The first step towards this announcement was made with the release of macOS Catalina (10.15.0) in September 2019, when system extensions were introduced alongside kernel extensions.
The final step of Apple’s plan will come into effect in the coming weeks, with the upcoming release of macOS Catalina 10.15.4.
According to Apple, starting with macOS 10.15.4, use of kernel extensions will trigger a notification to the user that the software includes a deprecated API and will ask the user to contact the developer for alternatives.
What’s the difference between the two?
Both kernel extensions and system extensions serve the same purpose. They allow users to install apps that extend the native capabilities of the macOS operating system.
Apps install kernel/system extensions that allow them to perform operations for which macOS has no native features or functions.
Mac antivirus software, firewalls, VPN clients, DNS proxies, USB drivers, and others, all make use of kernel extensions.
The difference between these two new extension systems is that the older kernel extensions execute their code at the macOS kernel level, while the newer system extensions run in a more tightly-controlled user-space.
Great move for security
“From Apple’s point of view, this a major step towards improving the security of macOS,” Patrick Wardle, Principal Security Researcher at Jamf, and a well-known macOS security expert, told ZDNet in an interview this week.
“Third-party kernel extensions do pose a juicy attack vector for attackers targeting macOS,” he added. “Especially if you, as an attacker can exploit a kernel extension, or load your own (assuming it’s signed).”
And attacks involving KEXTs have happened in the past [1, 2, 3].
“It’s really game over for macOS,” Wardle said. “Many many security mechanisms are implemented/enforced in the kernel.”
Wardle says that an attack like this wouldn’t work with system extensions, as they run in user-mode.
“As they don’t run in the kernel, an exploit doesn’t give you kernel-mode access anymore as it did with a KEXT exploit,” Wardle said.
“So Apple basically wants to kick everybody out [of the kernel], largely for security reasons.”
However, Wardle says there’s also a downside to this move.
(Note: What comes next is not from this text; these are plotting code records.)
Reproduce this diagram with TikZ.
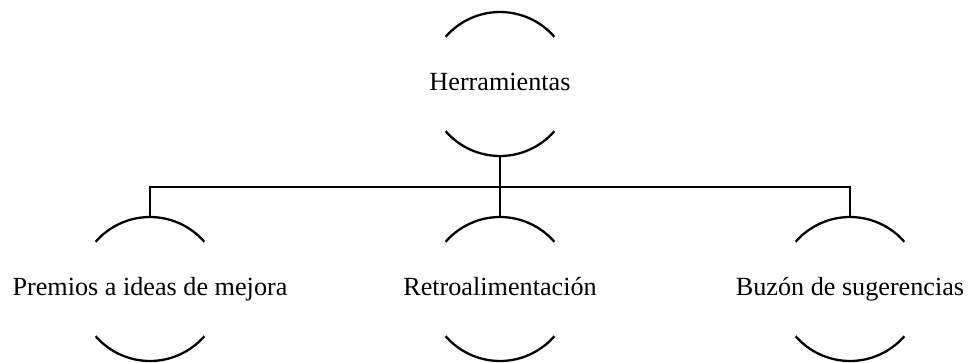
\documentclass[tikz,border=0pt]{standalone}
\usepackage{fontspec}
\setmainfont{Liberation Serif}
\usetikzlibrary{positioning}

\begin{document}
\begin{tikzpicture}[
    item/.style={rectangle,inner sep=0pt,minimum height=2.88cm,
                 text height=1.0em,text depth=0.25em,
                 font=\fontsize{14.9}{17}\selectfont},
    link/.style={line width=1.3pt},
    node distance=4.1cm and 7cm, on grid,
  ]
    \useasboundingbox (0,0) rectangle (19.36,-7.24);
    \node[item] (root) at (10,-1.68) {Herramientas};
    \node[item,below=of root] (retro) {Retroalimentación};
    \node[item,left=of retro] (premios) {Premios a ideas de mejora};
    \node[item,right=of retro] (buzon) {Buzón de sugerencias};
    % arcs above and below each label
    \foreach \n in {root,premios,retro,buzon}
      \draw[link] (\n.center) ++(41:1.44) arc (41:139:1.44)
                  (\n.center) ++(221:1.44) arc (221:319:1.44);
    \draw[link] (root.south) -- ++(0,-0.61) coordinate (bus) -| (premios.north);
    \draw[link] (bus) -| (buzon.north);
    \draw[link] (root.south) -- (retro.north);
  \end{tikzpicture}
\end{document}
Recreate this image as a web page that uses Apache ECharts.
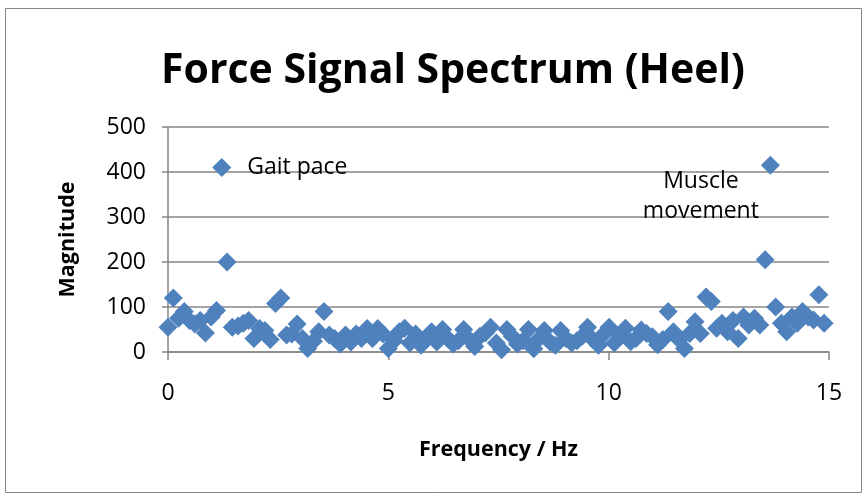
<!DOCTYPE html>
<html>
<head>
<meta charset="utf-8">
<script src="https://cdn.jsdelivr.net/npm/echarts@6/dist/echarts.min.js"></script>
<style>
  html, body { margin: 0; padding: 0; background: #ffffff; }
  #chart { width: 864px; height: 495px; }
</style>
</head>
<body>
<div id="chart"></div>
<script>
// Frequency bins (Hz)
const frequency = [
  0.00, 0.12, 0.24, 0.37, 0.49, 0.61, 0.73, 0.85, 0.98, 1.10,
  1.22, 1.34, 1.46, 1.59, 1.71, 1.83, 1.95, 2.08, 2.20, 2.32,
  2.44, 2.56, 2.69, 2.81, 2.93, 3.05, 3.17, 3.30, 3.42, 3.54,
  3.66, 3.78, 3.91, 4.03, 4.15, 4.27, 4.39, 4.52, 4.64, 4.76,
  4.88, 5.00, 5.13, 5.25, 5.37, 5.49, 5.62, 5.74, 5.86, 5.98,
  6.10, 6.23, 6.35, 6.47, 6.59, 6.71, 6.84, 6.96, 7.08, 7.20,
  7.32, 7.45, 7.57, 7.69, 7.81, 7.93, 8.06, 8.18, 8.30, 8.42,
  8.54, 8.67, 8.79, 8.91, 9.03, 9.16, 9.28, 9.40, 9.52, 9.64,
  9.77, 9.89, 10.01, 10.13, 10.25, 10.38, 10.50, 10.62, 10.74, 10.86,
  10.99, 11.11, 11.23, 11.35, 11.47, 11.60, 11.72, 11.84, 11.96, 12.08,
  12.21, 12.33, 12.45, 12.57, 12.70, 12.82, 12.94, 13.06, 13.18, 13.31,
  13.43, 13.55, 13.67, 13.79, 13.92, 14.04, 14.16, 14.28, 14.40, 14.53,
  14.65, 14.77, 14.89
];

// Spectrum magnitude at each bin
const magnitude = [
  55, 120, 75, 90, 70, 62, 70, 42, 78, 92,
  410, 200, 55, 58, 64, 70, 30, 52, 48, 28,
  108, 120, 38, 40, 62, 30, 8, 24, 45, 90,
  38, 30, 18, 38, 22, 40, 30, 52, 30, 52,
  40, 8, 25, 45, 53, 20, 40, 15, 28, 45,
  22, 50, 30, 18, 25, 50, 28, 12, 35, 42,
  55, 20, 5, 50, 35, 18, 25, 50, 7, 30,
  48, 22, 15, 48, 30, 20, 25, 35, 55, 28,
  15, 40, 55, 20, 38, 53, 23, 30, 49, 41,
  34, 16, 28, 90, 45, 27, 8, 41, 67, 41,
  122, 112, 53, 64, 45, 70, 30, 78, 60, 75,
  60, 205, 415, 100, 64, 45, 78, 64, 90, 78,
  71, 127, 64
];

// Annotated peaks: bin index -> label
const peakLabels = { 10: 'Gait pace', 112: 'Muscle\nmovement' };

const xTicks = [0, 5, 10, 15];
const yTicks = [0, 100, 200, 300, 400, 500];

const FONT = '"Open Sans", "Noto Sans", sans-serif';
const GRID_GRAY = '#868686';

const points = frequency.map((f, i) => {
  const item = { value: [f, magnitude[i]] };
  if (i === 10) {
    item.label = {
      show: true, formatter: peakLabels[i], position: 'right', distance: 16,
      color: '#000', fontSize: 23, fontFamily: FONT
    };
  } else if (i === 112) {
    item.label = {
      show: true, formatter: peakLabels[i], position: [-60, 11],
      align: 'center', verticalAlign: 'top', lineHeight: 30,
      color: '#000', fontSize: 23, fontFamily: FONT
    };
  }
  return item;
});

const chart = echarts.init(document.getElementById('chart'), null, { renderer: 'canvas' });
chart.setOption({
  animation: false,
  backgroundColor: '#ffffff',
  title: {
    text: 'Force Signal Spectrum (Heel)',
    left: 156, top: 46,
    textStyle: { fontFamily: FONT, fontWeight: 'bold', fontSize: 41, color: '#000' }
  },
  graphic: [{
    type: 'rect', silent: true, z: -1,
    shape: { x: 5.5, y: 8.5, width: 856, height: 484 },
    style: { fill: 'none', stroke: GRID_GRAY, lineWidth: 1 }
  }],
  grid: { left: 168, right: 35, top: 127, bottom: 143 },
  xAxis: {
    type: 'value', min: 0, max: 15, interval: 5,
    name: 'Frequency / Hz', nameLocation: 'middle', nameGap: 87,
    nameTextStyle: { fontFamily: FONT, fontWeight: 'bold', fontSize: 21.5, color: '#000' },
    axisLine: { show: true, onZero: false, lineStyle: { color: GRID_GRAY, width: 1.5 } },
    axisTick: { show: true, length: 8, lineStyle: { color: GRID_GRAY, width: 1.5 } },
    axisLabel: {
      margin: 30, fontFamily: FONT, fontSize: 23, color: '#000',
      formatter: v => (xTicks.includes(v) ? String(v) : '')
    },
    splitLine: { show: false }
  },
  yAxis: {
    type: 'value', min: 0, max: 500, interval: 100,
    name: 'Magnitude', nameLocation: 'middle', nameGap: 89, nameRotate: 90,
    nameTextStyle: { fontFamily: FONT, fontWeight: 'bold', fontSize: 21.5, color: '#000' },
    axisLine: { show: true, lineStyle: { color: GRID_GRAY, width: 1.5 } },
    axisTick: { show: true, length: 6, lineStyle: { color: GRID_GRAY, width: 1.5 } },
    axisLabel: {
      margin: 22, fontFamily: FONT, fontSize: 23, color: '#000',
      formatter: v => (yTicks.includes(v) ? String(v) : '')
    },
    splitLine: { show: true, lineStyle: { color: GRID_GRAY, width: 1.5 } }
  },
  series: [{
    type: 'scatter',
    symbol: 'diamond',
    symbolSize: 19,
    itemStyle: { color: '#4F81BD', opacity: 1 },
    data: points
  }]
});
</script>
</body>
</html>
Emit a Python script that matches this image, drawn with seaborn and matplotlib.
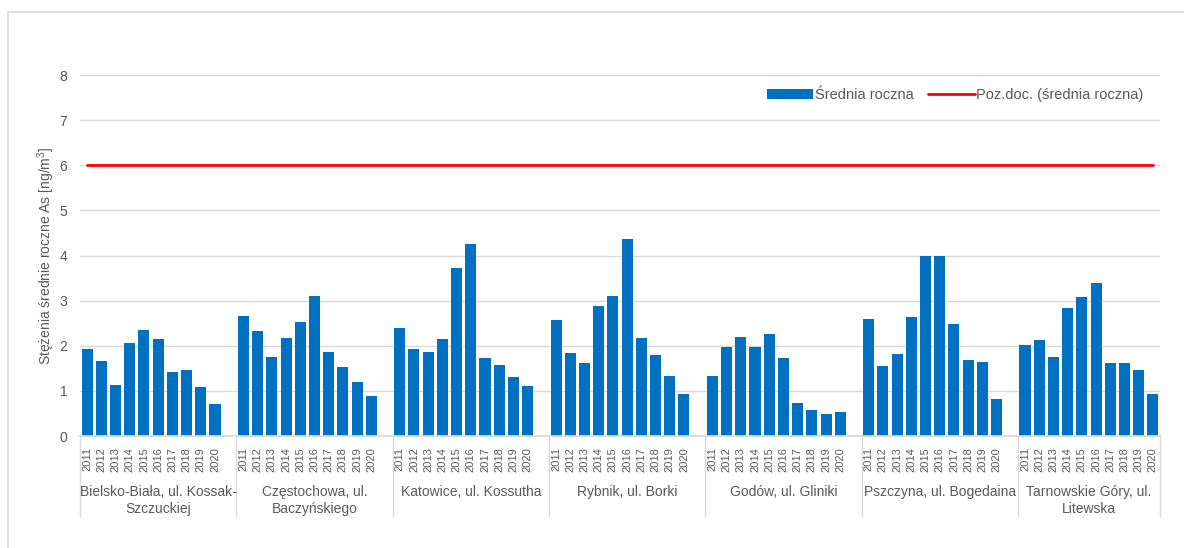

The first is that by kicking app devs out of the kernel, Apple also gains a lot more control over macOS, similar to the control they have over iOS.
Until now, macOS has been a haven for developers and its users. If macOS didn’t have a specific feature, developers could just create an app and leverage a kernel extension to add the features they needed.
The second downside is that many security tools themselves, have heavily relied and have been built around the full access kernel extensions provide to a user’s Mac. One might argue that Apple’s move towards system extensions might end un neutering security products, which will lose some of their ability to detect and stop malware along the way.
However, Wardle, who is the author of many free macOS security tools, says that Apple has provided “some great user-mode frameworks that provide 3rd-party security tools the capabilities to they need,” so it appears that Apple hasn’t been cutting the branch from under its feet, just yet.
But for the time being, it is unclear if system extensions would provide the same versatility and coding freedom as kernel extensions. This remains to be seen — and a topic for another article — as we’ll need more time for macOS developers to slowly make the switch to system extensions going forward.
However, Wardle points out that the move is a good one for macOS security, overall, regardless of other possible reasons for Apple’s move.